22. ilb 07. - 17.09.2022

Walter Kempowski

Walter Kempowski was born in Rostock, Germany, in 1929. He was forced to leave school and worked as an anti-aircraft auxiliary with the Hitler Youth. After the war, when he was an apprentice to a printer he ended up in in prison of US army in Wiesbaden. In 1948, on a visit to Rostock he was arrested on suspicion of espionage and received a 25 prison sentence in Bautzen but was granted an amnesty after eight years. It was during this time that Kempowski began writing: a diary-like prose in which he processed his experiences in prison.

In 1956 Kempowski left for the West where he eventually worked as a teacher in North Germany. His literary debut was ‘Im Block. Ein Haftbericht’, published in 1969, which recalls the years in prison in a single cell. However, his prose is not accusatory and written with cool detachment as a collage of remembrances. Interspersed with proverbs and colloquialisms, short narrative sections create a perspective which without any specific plot open one’s view from the small scale to the larger scale, from the subjective personal time to objective history. While in solitary detention in Bautzen, remembering was a survival strategy: He later re-worked the act of remembering into the basis for his writing and recreated the lost world of the past, very precisely, piece by piece, layer by layer: “The only time that really exists is time which has passed”. For Kempowski, being a writer means being a chronicler. On this basis he has produced a large literary oeuvre: novels, short stories, radio plays and non-fiction books. ‘Tadelloser & Wolff’, the author’s second publication, helped him achieve his literary breakthrough in 1971 when he was awarded the ‘Förderpreis des Lessingpreises der Stadt Hamburg’. The story chronicles the life of a family, its theme is the confrontation of private experience within the family with political events during the ‘Third Reich’.

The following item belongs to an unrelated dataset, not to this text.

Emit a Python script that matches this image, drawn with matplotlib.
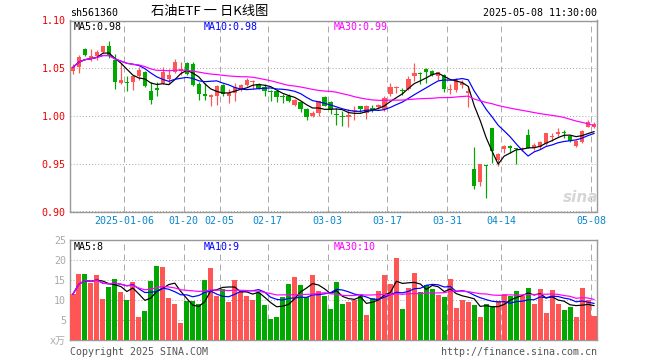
import numpy as np
import pandas as pd
import matplotlib
matplotlib.use("Agg")
import matplotlib.pyplot as plt

W, H = 660, 360

dates = ([f"2024-12-{d:02d}" for d in (23, 24, 25, 26, 27, 30, 31)] +
         [f"2025-01-{d:02d}" for d in (2, 3, 6, 7, 8, 9, 10, 13, 14, 15, 16, 17, 20, 21, 22, 23, 24, 27)] +
         [f"2025-02-{d:02d}" for d in (5, 6, 7, 10, 11, 12, 13, 14, 17, 18, 19, 20, 21, 24, 25, 26, 27, 28)] +
         [f"2025-03-{d:02d}" for d in (3, 4, 5, 6, 7, 10, 11, 12, 13, 14, 17, 18, 19, 20, 21, 24, 25, 26, 27, 28, 31)] +
         [f"2025-04-{d:02d}" for d in (1, 2, 3, 7, 8, 9, 10, 11, 14, 15, 16, 17, 18, 21, 22, 23, 24, 25, 28, 29, 30)] +
         [f"2025-05-{d:02d}" for d in (6, 7, 8)])

opens = [1.047, 1.051, 1.070, 1.061, 1.063, 1.067, 1.073, 1.059, 1.035, 1.036,
         1.036, 1.042, 1.046, 1.026, 1.029, 1.035, 1.039, 1.046, 1.047, 1.055,
         1.054, 1.034, 1.023, 1.020, 1.021, 1.032, 1.021, 1.024, 1.027, 1.032,
         1.036, 1.034, 1.030, 1.026, 1.026, 1.021, 1.021, 1.011, 1.015, 1.007,
         1.000, 1.003, 1.020, 1.015, 1.002, 1.000, 0.999, 1.005, 1.010, 1.003,
         1.008, 1.009, 1.007, 1.023, 1.029, 1.027, 1.028, 1.042, 1.045, 1.049,
         1.047, 1.042, 1.043, 1.027, 1.027, 1.032, 1.024, 0.945, 0.931, 0.949,
         0.987, 0.954, 0.965, 0.969, 0.966, 0.965, 0.980, 0.966, 0.968, 0.971,
         0.978, 0.981, 0.983, 0.979, 0.969, 0.973, 0.989, 0.989]
closes = [1.051, 1.062, 1.064, 1.063, 1.067, 1.073, 1.063, 1.036, 1.038, 1.035,
          1.042, 1.048, 1.031, 1.017, 1.027, 1.046, 1.043, 1.057, 1.049, 1.044,
          1.032, 1.023, 1.021, 1.022, 1.031, 1.023, 1.024, 1.030, 1.032, 1.038,
          1.037, 1.028, 1.026, 1.025, 1.020, 1.020, 1.016, 1.017, 1.007, 0.999,
          1.003, 1.016, 1.010, 1.007, 1.001, 0.999, 1.001, 1.006, 1.007, 1.010,
          1.006, 1.011, 1.019, 1.030, 1.030, 1.026, 1.039, 1.045, 1.044, 1.046,
          1.043, 1.046, 1.028, 1.028, 1.038, 1.035, 1.026, 0.927, 0.950, 0.948,
          0.963, 0.960, 0.969, 0.966, 0.965, 0.966, 0.967, 0.970, 0.973, 0.982,
          0.979, 0.983, 0.982, 0.974, 0.974, 0.984, 0.994, 0.992]
highs = [1.054, 1.064, 1.071, 1.070, 1.069, 1.073, 1.079, 1.065, 1.055, 1.042,
         1.043, 1.051, 1.047, 1.036, 1.036, 1.051, 1.049, 1.060, 1.057, 1.057,
         1.057, 1.036, 1.035, 1.023, 1.032, 1.033, 1.028, 1.035, 1.033, 1.040,
         1.038, 1.035, 1.033, 1.027, 1.027, 1.023, 1.023, 1.018, 1.016, 1.008,
         1.005, 1.016, 1.021, 1.016, 1.008, 1.005, 1.007, 1.010, 1.010, 1.011,
         1.011, 1.013, 1.021, 1.035, 1.031, 1.029, 1.042, 1.056, 1.046, 1.050,
         1.048, 1.046, 1.044, 1.033, 1.040, 1.038, 1.031, 0.968, 0.950, 0.949,
         0.987, 0.961, 0.970, 0.970, 0.967, 0.968, 0.986, 0.972, 0.974, 0.982,
         0.982, 0.987, 0.985, 0.980, 0.975, 0.985, 0.996, 0.994]
lows = [1.044, 1.045, 1.063, 1.058, 1.059, 1.066, 1.061, 1.028, 1.034, 1.026,
        1.027, 1.038, 1.030, 1.013, 1.021, 1.033, 1.033, 1.045, 1.043, 1.043,
        1.031, 1.017, 1.017, 1.010, 1.012, 1.021, 1.014, 1.016, 1.026, 1.031,
        1.028, 1.028, 1.021, 1.016, 1.015, 1.014, 1.015, 1.010, 1.004, 0.996,
        0.999, 1.000, 1.010, 1.002, 0.991, 0.990, 0.989, 0.996, 1.004, 0.997,
        1.004, 1.007, 1.005, 1.021, 1.024, 1.022, 1.027, 1.037, 1.034, 1.035,
        1.042, 1.038, 1.025, 1.023, 1.025, 1.029, 1.009, 0.924, 0.927, 0.914,
        0.951, 0.948, 0.961, 0.961, 0.950, 0.963, 0.966, 0.964, 0.965, 0.970,
        0.974, 0.979, 0.977, 0.973, 0.968, 0.972, 0.988, 0.987]
# volume in 万
volumes = [11.5, 16.5, 16.5, 14.2, 16.2, 10.2, 13.3, 15.2, 11.9, 10.0,
           14.6, 5.8, 7.25, 14.75, 18.5, 18.25, 10.6, 9.0, 4.3, 9.8,
           9.8, 9.0, 15.0, 18.0, 11.0, 12.75, 9.5, 15.0, 11.9, 11.0,
           10.0, 11.8, 8.75, 5.25, 5.75, 10.75, 14.0, 15.75, 13.75, 10.75,
           16.25, 12.25, 11.0, 7.75, 14.5, 9.0, 9.5, 10.0, 11.0, 6.25,
           10.5, 12.25, 16.25, 14.0, 20.5, 7.75, 13.0, 16.75, 12.0, 13.75,
           12.75, 11.25, 10.75, 15.25, 8.0, 10.0, 9.5, 8.75, 5.75, 9.0,
           8.5, 9.75, 11.5, 11.0, 12.25, 11.0, 13.0, 9.0, 12.75, 6.75,
           12.5, 9.0, 7.5, 8.25, 5.75, 13.0, 10.0, 6.0]

tick_dates = ["2025-01-06", "2025-01-20", "2025-02-05", "2025-02-17", "2025-03-03",
              "2025-03-17", "2025-03-31", "2025-04-14", "2025-05-08"]
tick_labels = ["2025-01-06", "01-20", "02-05", "02-17", "03-03", "03-17", "03-31", "04-14", "05-08"]
price_ticks = [0.90, 0.95, 1.00, 1.05, 1.10]
vol_ticks = [0, 5, 10, 15, 20, 25]
vol_tick_labels = ["x万", "5", "10", "15", "20", "25"]

RED = "#ff5555"
GREEN = "#00a800"
GRID = "#aaaaaa"
MONO = ["DejaVu Sans Mono", "Noto Sans CJK SC"]

plt.rcParams["font.family"] = MONO
plt.rcParams["lines.scale_dashes"] = False
FS = 7.2
PX = 0.72  # one pixel in points

df = pd.DataFrame({"date": dates, "open": opens, "close": closes,
                   "high": highs, "low": lows, "vol": volumes})
x = np.arange(len(df))
up = df["close"] >= df["open"]
colors = np.where(up, RED, GREEN)
tick_pos = [dates.index(d) - 0.5 for d in tick_dates]

fig = plt.figure(figsize=(W / 100, H / 100), dpi=100)
ax = fig.add_axes([70 / W, 1 - 211.5 / H, 527 / W, 191 / H])
axv = fig.add_axes([70 / W, 1 - 340 / H, 527 / W, 100 / H])


def style(a):
    for s in a.spines.values():
        s.set_color("#999999")
        s.set_linewidth(PX * 1.4)
    a.set_xlim(-0.5, len(df) - 0.5)
    a.set_xticks(tick_pos)
    a.grid(axis="x", color=GRID, lw=PX, ls=(0, (4.3, 2.9)))
    a.grid(axis="y", color=GRID, lw=PX, ls=(0, (PX, 1.5)))
    a.set_axisbelow(True)
    a.tick_params(length=0)


style(ax)
style(axv)

# candles
ax.vlines(x, df["low"], df["high"], colors=colors, lw=PX * 1.2, zorder=3)
body_lo = np.minimum(df["open"], df["close"])
body_h = np.maximum((df["close"] - df["open"]).abs(), 0.0009)
ax.bar(x, body_h, bottom=body_lo, width=0.72, color=colors, lw=0, zorder=4)

for n, c in ((5, "black"), (10, "#0000ff"), (30, "#ff00ff")):
    ax.plot(x, df["close"].rolling(n, min_periods=1).mean(), color=c, lw=PX * 1.2, zorder=5)
    axv.plot(x, df["vol"].rolling(n, min_periods=1).mean(), color=c, lw=PX * 1.2, zorder=5)

ax.set_ylim(0.90, 1.10)
ax.set_yticks(price_ticks)
ax.set_yticklabels([f"{v:.2f}" for v in price_ticks], color="#ee0000", fontsize=FS)
ax.set_xticklabels(tick_labels, color="#0a86cc", fontsize=FS)
ax.tick_params(axis="x", pad=3)
ax.tick_params(axis="y", pad=3)

axv.bar(x, df["vol"], width=0.84, color=colors, lw=0, zorder=3)
axv.set_ylim(0, 25)
axv.set_yticks(vol_ticks)
axv.set_yticklabels(vol_tick_labels, color="#aaaaaa", fontsize=FS)
axv.set_xticklabels([])
axv.tick_params(axis="y", pad=3)


def ptext(px, py, s, **kw):
    kw.setdefault("fontsize", FS)
    kw.setdefault("va", "center")
    fig.text(px / W, 1 - py / H, s, **kw)


ptext(70, 13, "sh561360")
ptext(210, 12, "石油ETF 一 日K线图", ha="center", fontsize=9.5, family=["Noto Sans CJK SC"])
ptext(597, 13, "2025-05-08 11:30:00", ha="right")

ptext(74, 26.5, "MA5:0.98", color="black")
ptext(204, 26.5, "MA10:0.98", color="#0000ff")
ptext(334, 26.5, "MA30:0.99", color="#ff00ff")
ptext(74, 246.5, "MA5:8", color="black")
ptext(204, 246.5, "MA10:9", color="#0000ff")
ptext(334, 246.5, "MA30:10", color="#ff00ff")

ptext(581, 197, "sina", ha="center", fontsize=11, color="#d6d6d6",
      fontweight="bold", style="italic", family=["DejaVu Sans"])

ptext(70, 352, "Copyright 2025 SINA.COM", color="#555555")
ptext(597, 352, "http://finance.sina.com.cn", ha="right", color="#555555")

fig.savefig("out.png", dpi=100)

Between 1980 and 1991 Kempowski was a lecturer in ‘Creative Writing’ at the University of Oldenburg. It was here that he founded the ‘Archive for Contemporary Literature’, in which he systematically collected documents from numerous private and public sources, above all material about the World War II. The emerging kaleidoscopic image of that period provided Kempowski with the material for his comprehensive work: ‘Das Echolot. Ein kollektives Tagebuch’ (1993). As a collage of tens of thousands of documents ‘Das Echolot’ develops the literary form of story telling through memories in a diary. After the years 1943 and 1945, the third part, which was published in 2002, focuses on the year of the attack on the Soviet Union: “Das Echolot. Barbarossa 1941”. The volume “Abgesang ’45” (2005) completed the huge collage, consisting of letters, memoirs, notes and pictures which form a detailed reconstruction of the everyday life and the historical events of that time.

Kempowski has been awarded, among numerous other prizes, the ‘Konrad Adenauer Prize’ in 1994 and the ‘Uwe-Johnson-Preis’ in 1995. He was awarded the ‘Heimito-von-Doderer-Literaturpreis’ in 2000 and the ‘Internationaler Buchpreis Corine’ in 2005. In 2002, he received an honourary doctorate from the University of Rostock where he was teaching History of Literature and Culture since 2004. Walter Kempowski died in Nartum, near Bremen, in 2007.